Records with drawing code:
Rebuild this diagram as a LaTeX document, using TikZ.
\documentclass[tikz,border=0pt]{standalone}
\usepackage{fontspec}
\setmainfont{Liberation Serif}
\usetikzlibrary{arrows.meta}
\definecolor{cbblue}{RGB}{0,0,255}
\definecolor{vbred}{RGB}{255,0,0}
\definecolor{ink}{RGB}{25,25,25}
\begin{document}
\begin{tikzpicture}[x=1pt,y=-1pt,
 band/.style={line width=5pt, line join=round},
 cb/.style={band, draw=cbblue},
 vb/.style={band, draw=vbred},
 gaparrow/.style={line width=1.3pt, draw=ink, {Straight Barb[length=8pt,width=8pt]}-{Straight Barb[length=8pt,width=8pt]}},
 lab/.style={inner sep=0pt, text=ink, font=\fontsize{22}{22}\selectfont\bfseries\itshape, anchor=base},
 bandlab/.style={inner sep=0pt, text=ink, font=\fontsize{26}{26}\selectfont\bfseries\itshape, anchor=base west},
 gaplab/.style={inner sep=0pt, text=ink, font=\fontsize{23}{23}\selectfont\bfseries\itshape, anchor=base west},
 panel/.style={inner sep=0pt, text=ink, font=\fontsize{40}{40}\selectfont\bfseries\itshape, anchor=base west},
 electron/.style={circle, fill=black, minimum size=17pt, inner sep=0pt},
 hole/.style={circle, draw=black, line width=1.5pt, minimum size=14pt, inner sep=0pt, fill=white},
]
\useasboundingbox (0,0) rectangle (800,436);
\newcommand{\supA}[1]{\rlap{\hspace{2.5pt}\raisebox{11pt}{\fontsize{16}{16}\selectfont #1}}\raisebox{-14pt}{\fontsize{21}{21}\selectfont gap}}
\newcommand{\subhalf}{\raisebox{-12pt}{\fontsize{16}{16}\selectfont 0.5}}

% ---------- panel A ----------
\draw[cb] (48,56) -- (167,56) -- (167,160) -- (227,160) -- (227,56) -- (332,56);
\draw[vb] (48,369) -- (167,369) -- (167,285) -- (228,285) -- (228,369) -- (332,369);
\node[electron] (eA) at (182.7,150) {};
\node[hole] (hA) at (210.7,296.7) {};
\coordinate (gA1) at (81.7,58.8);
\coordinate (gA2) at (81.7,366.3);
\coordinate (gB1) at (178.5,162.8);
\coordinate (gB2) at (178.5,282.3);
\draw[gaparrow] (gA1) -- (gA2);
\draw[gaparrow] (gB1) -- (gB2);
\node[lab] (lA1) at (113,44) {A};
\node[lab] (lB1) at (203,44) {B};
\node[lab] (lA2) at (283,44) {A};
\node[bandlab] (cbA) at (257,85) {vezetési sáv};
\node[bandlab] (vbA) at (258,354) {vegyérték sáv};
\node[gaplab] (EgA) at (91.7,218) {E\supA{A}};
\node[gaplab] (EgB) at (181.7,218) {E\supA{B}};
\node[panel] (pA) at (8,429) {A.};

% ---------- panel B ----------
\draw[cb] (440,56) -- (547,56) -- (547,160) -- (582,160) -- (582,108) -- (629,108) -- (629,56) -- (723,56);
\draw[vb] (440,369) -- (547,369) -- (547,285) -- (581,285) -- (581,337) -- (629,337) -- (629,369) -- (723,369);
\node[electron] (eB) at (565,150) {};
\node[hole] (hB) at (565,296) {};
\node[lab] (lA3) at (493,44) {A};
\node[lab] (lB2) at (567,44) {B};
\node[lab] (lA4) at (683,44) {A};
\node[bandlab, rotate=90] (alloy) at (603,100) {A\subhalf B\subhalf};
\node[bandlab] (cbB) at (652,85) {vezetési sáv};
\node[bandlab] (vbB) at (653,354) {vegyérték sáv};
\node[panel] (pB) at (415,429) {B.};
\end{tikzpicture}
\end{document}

---

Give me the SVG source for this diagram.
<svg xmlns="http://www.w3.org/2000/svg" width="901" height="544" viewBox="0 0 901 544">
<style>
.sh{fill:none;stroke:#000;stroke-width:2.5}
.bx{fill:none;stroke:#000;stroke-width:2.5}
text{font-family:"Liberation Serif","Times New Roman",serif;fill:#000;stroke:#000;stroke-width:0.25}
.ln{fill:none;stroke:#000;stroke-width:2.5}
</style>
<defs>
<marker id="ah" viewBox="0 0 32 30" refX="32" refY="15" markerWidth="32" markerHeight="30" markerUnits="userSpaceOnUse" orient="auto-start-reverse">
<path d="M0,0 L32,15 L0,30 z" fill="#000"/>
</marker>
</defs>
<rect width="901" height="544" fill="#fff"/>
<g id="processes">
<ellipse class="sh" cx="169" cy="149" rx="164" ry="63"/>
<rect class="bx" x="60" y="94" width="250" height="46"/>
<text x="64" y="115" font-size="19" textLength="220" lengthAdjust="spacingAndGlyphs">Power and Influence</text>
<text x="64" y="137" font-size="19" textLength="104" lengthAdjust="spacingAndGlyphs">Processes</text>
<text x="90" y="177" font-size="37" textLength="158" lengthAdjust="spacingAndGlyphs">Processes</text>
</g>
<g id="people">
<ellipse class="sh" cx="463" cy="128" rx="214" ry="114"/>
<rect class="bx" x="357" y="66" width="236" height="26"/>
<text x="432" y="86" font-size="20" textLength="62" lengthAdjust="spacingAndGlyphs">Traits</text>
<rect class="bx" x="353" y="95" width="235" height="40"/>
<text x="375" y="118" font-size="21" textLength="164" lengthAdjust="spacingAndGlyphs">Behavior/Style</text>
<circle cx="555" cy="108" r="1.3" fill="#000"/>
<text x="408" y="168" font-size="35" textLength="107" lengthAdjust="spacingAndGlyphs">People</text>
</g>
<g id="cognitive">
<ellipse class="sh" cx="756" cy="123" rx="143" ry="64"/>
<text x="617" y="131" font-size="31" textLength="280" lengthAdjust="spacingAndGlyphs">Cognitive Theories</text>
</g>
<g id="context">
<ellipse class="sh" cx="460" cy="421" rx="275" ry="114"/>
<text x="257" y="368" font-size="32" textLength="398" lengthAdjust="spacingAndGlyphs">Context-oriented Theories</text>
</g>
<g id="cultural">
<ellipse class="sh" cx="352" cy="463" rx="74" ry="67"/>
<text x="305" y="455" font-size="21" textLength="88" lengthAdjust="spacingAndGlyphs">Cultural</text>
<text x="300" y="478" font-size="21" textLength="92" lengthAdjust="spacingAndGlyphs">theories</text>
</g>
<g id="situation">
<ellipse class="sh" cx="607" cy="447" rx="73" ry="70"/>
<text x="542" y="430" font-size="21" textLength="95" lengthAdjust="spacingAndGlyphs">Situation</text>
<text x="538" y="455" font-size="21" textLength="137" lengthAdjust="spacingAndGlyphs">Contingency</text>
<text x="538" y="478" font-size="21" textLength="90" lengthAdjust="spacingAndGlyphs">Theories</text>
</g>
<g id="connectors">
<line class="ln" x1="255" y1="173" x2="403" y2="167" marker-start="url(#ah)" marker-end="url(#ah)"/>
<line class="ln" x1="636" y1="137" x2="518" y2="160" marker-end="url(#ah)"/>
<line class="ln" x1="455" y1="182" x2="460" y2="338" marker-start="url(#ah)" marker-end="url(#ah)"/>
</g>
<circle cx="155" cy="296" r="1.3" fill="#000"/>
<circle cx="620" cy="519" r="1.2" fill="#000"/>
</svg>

▶ **EXERCISE INSTRUCTIONS**: Copy out all lines that carry the word "diagram".

▶ **FINISHED ANSWER**:
Rebuild this diagram as a LaTeX document, using TikZ.
Give me the SVG source for this diagram.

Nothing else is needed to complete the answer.